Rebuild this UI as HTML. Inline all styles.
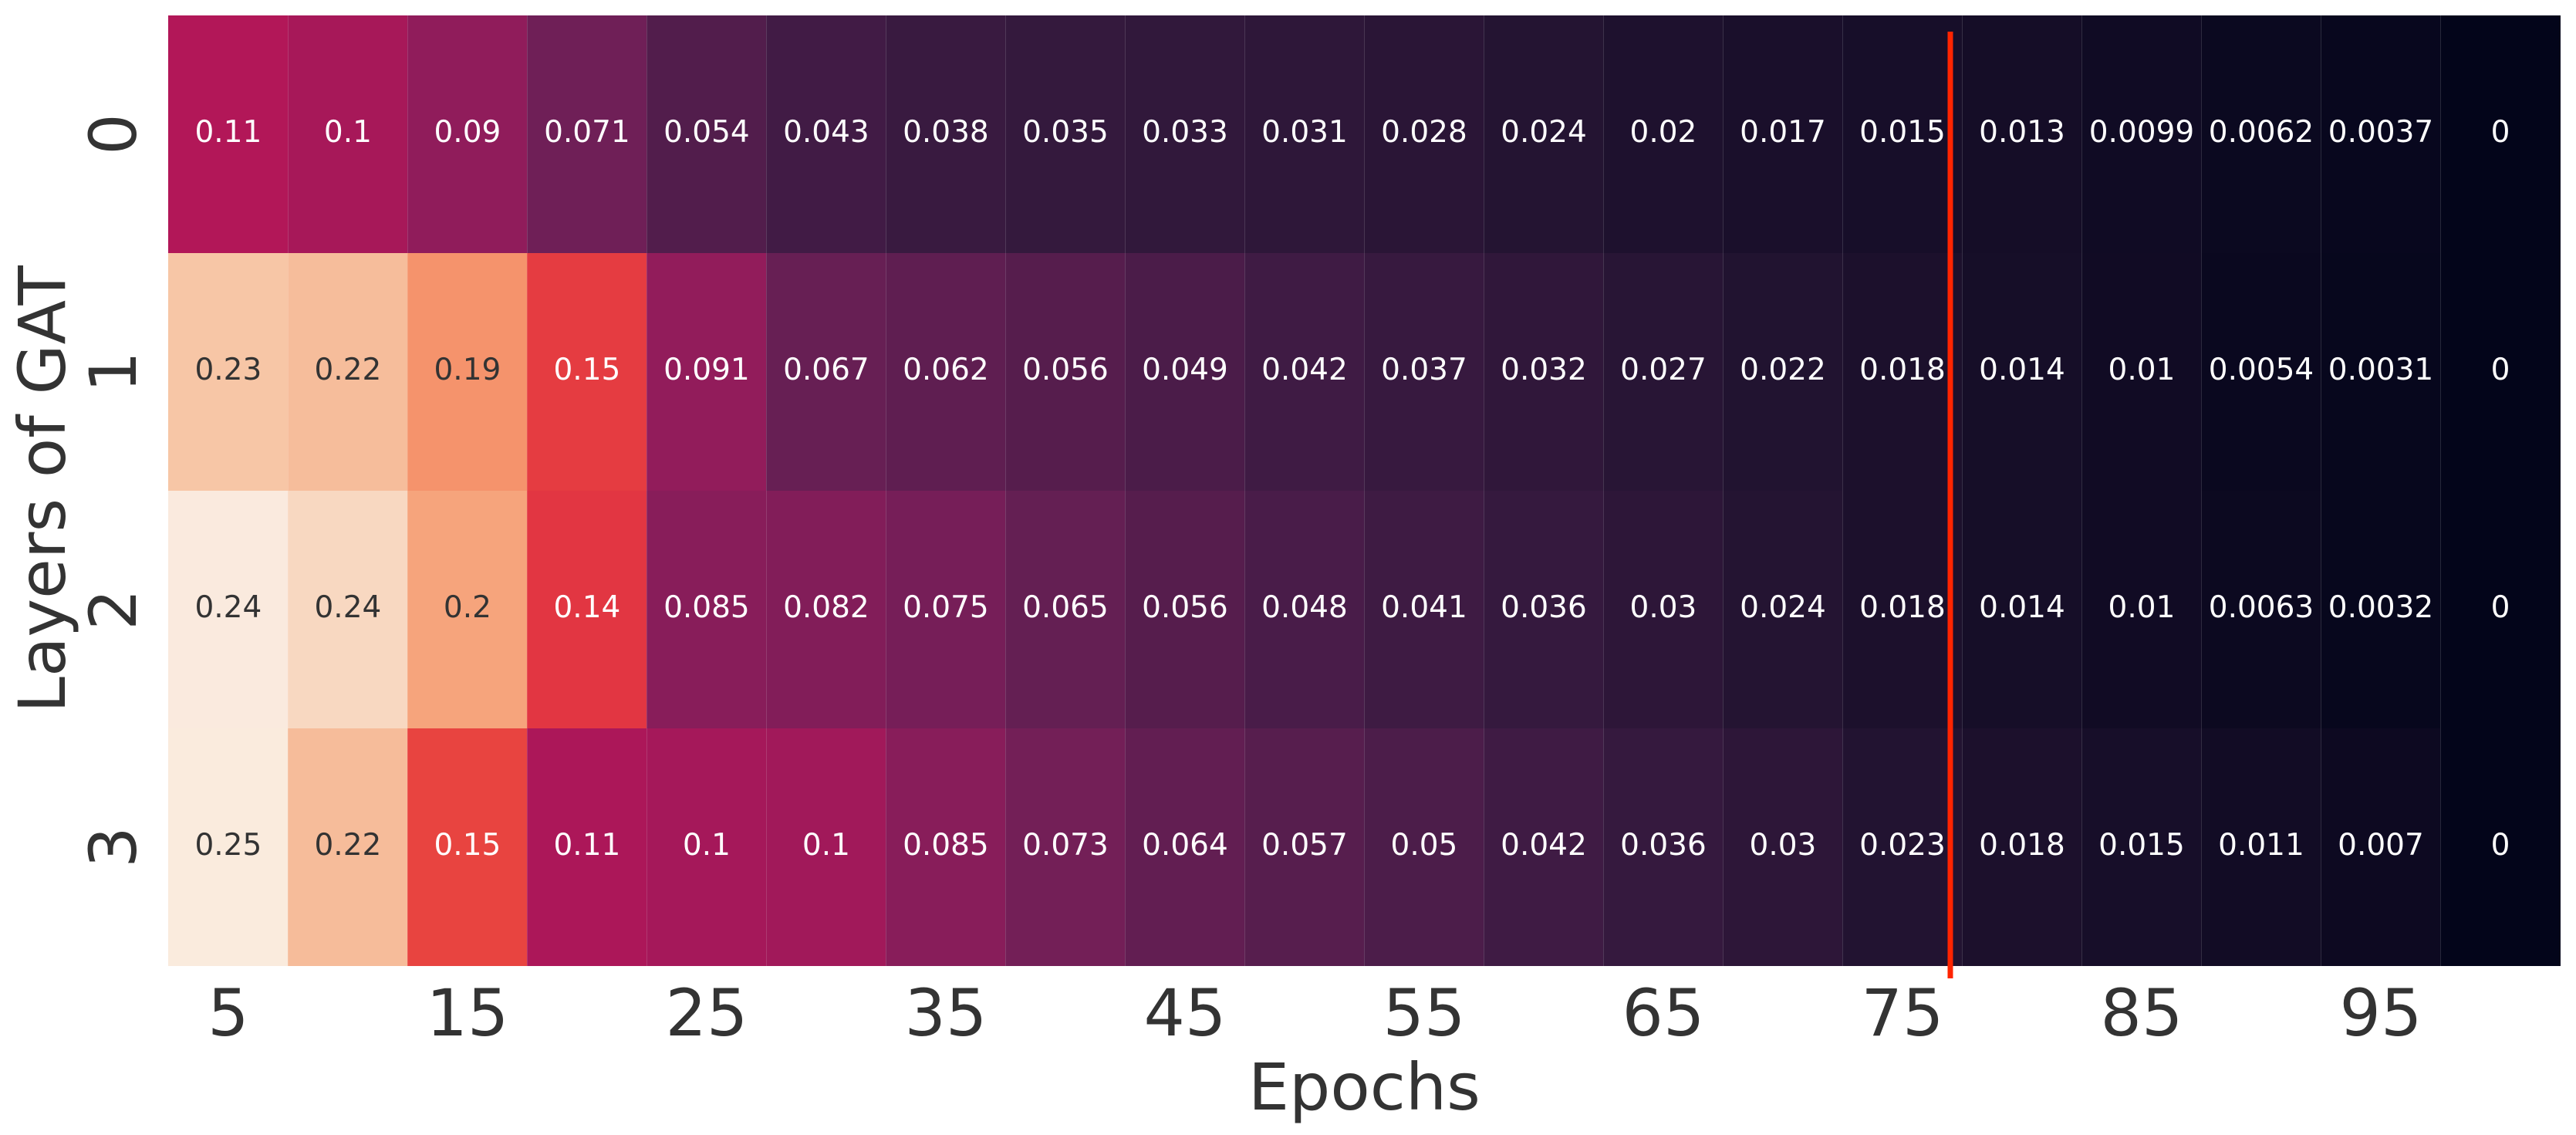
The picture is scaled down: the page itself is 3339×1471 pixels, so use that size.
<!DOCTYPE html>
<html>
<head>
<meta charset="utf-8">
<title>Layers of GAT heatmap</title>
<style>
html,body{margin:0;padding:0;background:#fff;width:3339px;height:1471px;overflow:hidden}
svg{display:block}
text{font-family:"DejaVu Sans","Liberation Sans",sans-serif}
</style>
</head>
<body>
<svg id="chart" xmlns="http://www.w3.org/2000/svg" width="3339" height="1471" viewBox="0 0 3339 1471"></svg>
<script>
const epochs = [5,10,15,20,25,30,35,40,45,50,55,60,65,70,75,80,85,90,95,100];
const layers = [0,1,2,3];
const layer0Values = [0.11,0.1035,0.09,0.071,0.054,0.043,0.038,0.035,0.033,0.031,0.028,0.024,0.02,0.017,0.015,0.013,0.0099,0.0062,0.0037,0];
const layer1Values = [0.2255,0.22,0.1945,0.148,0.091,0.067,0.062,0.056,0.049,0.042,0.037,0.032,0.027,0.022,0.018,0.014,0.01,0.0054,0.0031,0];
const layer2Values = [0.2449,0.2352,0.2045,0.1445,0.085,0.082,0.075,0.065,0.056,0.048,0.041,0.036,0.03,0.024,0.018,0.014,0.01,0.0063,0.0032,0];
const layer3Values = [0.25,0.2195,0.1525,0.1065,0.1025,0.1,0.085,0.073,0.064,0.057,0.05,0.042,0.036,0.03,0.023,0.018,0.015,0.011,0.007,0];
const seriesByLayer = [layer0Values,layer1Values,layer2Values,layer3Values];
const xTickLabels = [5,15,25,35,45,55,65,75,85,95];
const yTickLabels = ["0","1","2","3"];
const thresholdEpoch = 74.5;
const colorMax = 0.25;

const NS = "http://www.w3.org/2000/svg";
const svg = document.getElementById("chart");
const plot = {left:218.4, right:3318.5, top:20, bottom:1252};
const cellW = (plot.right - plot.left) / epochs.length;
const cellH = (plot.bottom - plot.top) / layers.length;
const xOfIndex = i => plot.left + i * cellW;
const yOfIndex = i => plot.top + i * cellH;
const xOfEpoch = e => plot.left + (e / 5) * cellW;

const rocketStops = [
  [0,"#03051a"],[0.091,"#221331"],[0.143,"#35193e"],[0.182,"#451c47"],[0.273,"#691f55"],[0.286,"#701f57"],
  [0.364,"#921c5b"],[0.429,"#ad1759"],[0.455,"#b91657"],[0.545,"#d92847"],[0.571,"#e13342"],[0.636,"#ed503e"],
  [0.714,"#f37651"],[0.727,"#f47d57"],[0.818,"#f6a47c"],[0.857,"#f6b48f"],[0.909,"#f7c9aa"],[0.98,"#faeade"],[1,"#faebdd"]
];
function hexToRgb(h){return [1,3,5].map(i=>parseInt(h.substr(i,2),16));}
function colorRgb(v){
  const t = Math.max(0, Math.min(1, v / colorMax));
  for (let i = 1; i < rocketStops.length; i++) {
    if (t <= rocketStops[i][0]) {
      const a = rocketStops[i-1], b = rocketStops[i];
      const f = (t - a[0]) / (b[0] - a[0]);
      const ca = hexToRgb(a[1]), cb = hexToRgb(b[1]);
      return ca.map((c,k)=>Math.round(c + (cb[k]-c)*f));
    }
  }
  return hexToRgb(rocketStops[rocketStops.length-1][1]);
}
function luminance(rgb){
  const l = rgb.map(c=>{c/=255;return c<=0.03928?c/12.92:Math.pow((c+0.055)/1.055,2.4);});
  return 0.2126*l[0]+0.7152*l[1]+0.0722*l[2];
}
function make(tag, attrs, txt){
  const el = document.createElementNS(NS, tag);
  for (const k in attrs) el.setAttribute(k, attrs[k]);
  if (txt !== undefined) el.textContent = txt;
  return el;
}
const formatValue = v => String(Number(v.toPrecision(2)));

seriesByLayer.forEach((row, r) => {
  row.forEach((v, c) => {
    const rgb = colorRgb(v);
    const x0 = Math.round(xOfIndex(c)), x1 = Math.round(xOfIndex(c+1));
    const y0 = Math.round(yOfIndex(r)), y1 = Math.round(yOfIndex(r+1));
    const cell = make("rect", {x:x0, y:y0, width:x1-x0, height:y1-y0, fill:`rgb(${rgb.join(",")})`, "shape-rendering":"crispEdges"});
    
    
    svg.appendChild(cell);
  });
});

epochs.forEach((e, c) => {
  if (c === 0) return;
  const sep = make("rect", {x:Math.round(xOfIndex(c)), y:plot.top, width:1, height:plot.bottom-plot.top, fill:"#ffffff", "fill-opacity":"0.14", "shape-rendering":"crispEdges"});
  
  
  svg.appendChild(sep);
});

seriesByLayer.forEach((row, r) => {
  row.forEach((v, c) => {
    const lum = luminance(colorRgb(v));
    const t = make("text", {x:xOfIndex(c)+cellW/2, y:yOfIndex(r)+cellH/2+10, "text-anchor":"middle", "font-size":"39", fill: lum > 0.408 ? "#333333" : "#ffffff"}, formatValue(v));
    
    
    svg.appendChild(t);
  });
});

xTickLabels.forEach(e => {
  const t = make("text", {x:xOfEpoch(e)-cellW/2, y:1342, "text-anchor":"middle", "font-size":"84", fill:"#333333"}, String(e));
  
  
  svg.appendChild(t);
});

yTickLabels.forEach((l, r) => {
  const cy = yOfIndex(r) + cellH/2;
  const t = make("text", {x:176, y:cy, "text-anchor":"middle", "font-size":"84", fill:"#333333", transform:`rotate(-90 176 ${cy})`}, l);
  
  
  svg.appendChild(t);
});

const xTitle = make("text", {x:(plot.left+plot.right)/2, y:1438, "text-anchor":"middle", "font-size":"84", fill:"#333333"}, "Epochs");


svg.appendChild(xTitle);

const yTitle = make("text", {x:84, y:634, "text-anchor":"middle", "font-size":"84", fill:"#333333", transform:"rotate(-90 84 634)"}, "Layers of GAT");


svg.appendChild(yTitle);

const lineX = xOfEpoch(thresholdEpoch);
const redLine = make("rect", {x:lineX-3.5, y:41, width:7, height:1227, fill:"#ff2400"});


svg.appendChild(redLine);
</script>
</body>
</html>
============
◆ **Task goal**
Except for the pictures, print the data above exactly.

◆ **Task response**
Rebuild this UI as HTML. Inline all styles.
The picture is scaled down: the page itself is 3339×1471 pixels, so use that size.
<!DOCTYPE html>
<html>
<head>
<meta charset="utf-8">
<title>Layers of GAT heatmap</title>
<style>
html,body{margin:0;padding:0;background:#fff;width:3339px;height:1471px;overflow:hidden}
svg{display:block}
text{font-family:"DejaVu Sans","Liberation Sans",sans-serif}
</style>
</head>
<body>
<svg id="chart" xmlns="http://www.w3.org/2000/svg" width="3339" height="1471" viewBox="0 0 3339 1471"></svg>
<script>
const epochs = [5,10,15,20,25,30,35,40,45,50,55,60,65,70,75,80,85,90,95,100];
const layers = [0,1,2,3];
const layer0Values = [0.11,0.1035,0.09,0.071,0.054,0.043,0.038,0.035,0.033,0.031,0.028,0.024,0.02,0.017,0.015,0.013,0.0099,0.0062,0.0037,0];
const layer1Values = [0.2255,0.22,0.1945,0.148,0.091,0.067,0.062,0.056,0.049,0.042,0.037,0.032,0.027,0.022,0.018,0.014,0.01,0.0054,0.0031,0];
const layer2Values = [0.2449,0.2352,0.2045,0.1445,0.085,0.082,0.075,0.065,0.056,0.048,0.041,0.036,0.03,0.024,0.018,0.014,0.01,0.0063,0.0032,0];
const layer3Values = [0.25,0.2195,0.1525,0.1065,0.1025,0.1,0.085,0.073,0.064,0.057,0.05,0.042,0.036,0.03,0.023,0.018,0.015,0.011,0.007,0];
const seriesByLayer = [layer0Values,layer1Values,layer2Values,layer3Values];
const xTickLabels = [5,15,25,35,45,55,65,75,85,95];
const yTickLabels = ["0","1","2","3"];
const thresholdEpoch = 74.5;
const colorMax = 0.25;

const NS = "http://www.w3.org/2000/svg";
const svg = document.getElementById("chart");
const plot = {left:218.4, right:3318.5, top:20, bottom:1252};
const cellW = (plot.right - plot.left) / epochs.length;
const cellH = (plot.bottom - plot.top) / layers.length;
const xOfIndex = i => plot.left + i * cellW;
const yOfIndex = i => plot.top + i * cellH;
const xOfEpoch = e => plot.left + (e / 5) * cellW;

const rocketStops = [
  [0,"#03051a"],[0.091,"#221331"],[0.143,"#35193e"],[0.182,"#451c47"],[0.273,"#691f55"],[0.286,"#701f57"],
  [0.364,"#921c5b"],[0.429,"#ad1759"],[0.455,"#b91657"],[0.545,"#d92847"],[0.571,"#e13342"],[0.636,"#ed503e"],
  [0.714,"#f37651"],[0.727,"#f47d57"],[0.818,"#f6a47c"],[0.857,"#f6b48f"],[0.909,"#f7c9aa"],[0.98,"#faeade"],[1,"#faebdd"]
];
function hexToRgb(h){return [1,3,5].map(i=>parseInt(h.substr(i,2),16));}
function colorRgb(v){
  const t = Math.max(0, Math.min(1, v / colorMax));
  for (let i = 1; i < rocketStops.length; i++) {
    if (t <= rocketStops[i][0]) {
      const a = rocketStops[i-1], b = rocketStops[i];
      const f = (t - a[0]) / (b[0] - a[0]);
      const ca = hexToRgb(a[1]), cb = hexToRgb(b[1]);
      return ca.map((c,k)=>Math.round(c + (cb[k]-c)*f));
    }
  }
  return hexToRgb(rocketStops[rocketStops.length-1][1]);
}
function luminance(rgb){
  const l = rgb.map(c=>{c/=255;return c<=0.03928?c/12.92:Math.pow((c+0.055)/1.055,2.4);});
  return 0.2126*l[0]+0.7152*l[1]+0.0722*l[2];
}
function make(tag, attrs, txt){
  const el = document.createElementNS(NS, tag);
  for (const k in attrs) el.setAttribute(k, attrs[k]);
  if (txt !== undefined) el.textContent = txt;
  return el;
}
const formatValue = v => String(Number(v.toPrecision(2)));

seriesByLayer.forEach((row, r) => {
  row.forEach((v, c) => {
    const rgb = colorRgb(v);
    const x0 = Math.round(xOfIndex(c)), x1 = Math.round(xOfIndex(c+1));
    const y0 = Math.round(yOfIndex(r)), y1 = Math.round(yOfIndex(r+1));
    const cell = make("rect", {x:x0, y:y0, width:x1-x0, height:y1-y0, fill:`rgb(${rgb.join(",")})`, "shape-rendering":"crispEdges"});
    
    
    svg.appendChild(cell);
  });
});

epochs.forEach((e, c) => {
  if (c === 0) return;
  const sep = make("rect", {x:Math.round(xOfIndex(c)), y:plot.top, width:1, height:plot.bottom-plot.top, fill:"#ffffff", "fill-opacity":"0.14", "shape-rendering":"crispEdges"});
  
  
  svg.appendChild(sep);
});

seriesByLayer.forEach((row, r) => {
  row.forEach((v, c) => {
    const lum = luminance(colorRgb(v));
    const t = make("text", {x:xOfIndex(c)+cellW/2, y:yOfIndex(r)+cellH/2+10, "text-anchor":"middle", "font-size":"39", fill: lum > 0.408 ? "#333333" : "#ffffff"}, formatValue(v));
    
    
    svg.appendChild(t);
  });
});

xTickLabels.forEach(e => {
  const t = make("text", {x:xOfEpoch(e)-cellW/2, y:1342, "text-anchor":"middle", "font-size":"84", fill:"#333333"}, String(e));
  
  
  svg.appendChild(t);
});

yTickLabels.forEach((l, r) => {
  const cy = yOfIndex(r) + cellH/2;
  const t = make("text", {x:176, y:cy, "text-anchor":"middle", "font-size":"84", fill:"#333333", transform:`rotate(-90 176 ${cy})`}, l);
  
  
  svg.appendChild(t);
});

const xTitle = make("text", {x:(plot.left+plot.right)/2, y:1438, "text-anchor":"middle", "font-size":"84", fill:"#333333"}, "Epochs");


svg.appendChild(xTitle);

const yTitle = make("text", {x:84, y:634, "text-anchor":"middle", "font-size":"84", fill:"#333333", transform:"rotate(-90 84 634)"}, "Layers of GAT");


svg.appendChild(yTitle);

const lineX = xOfEpoch(thresholdEpoch);
const redLine = make("rect", {x:lineX-3.5, y:41, width:7, height:1227, fill:"#ff2400"});


svg.appendChild(redLine);
</script>
</body>
</html>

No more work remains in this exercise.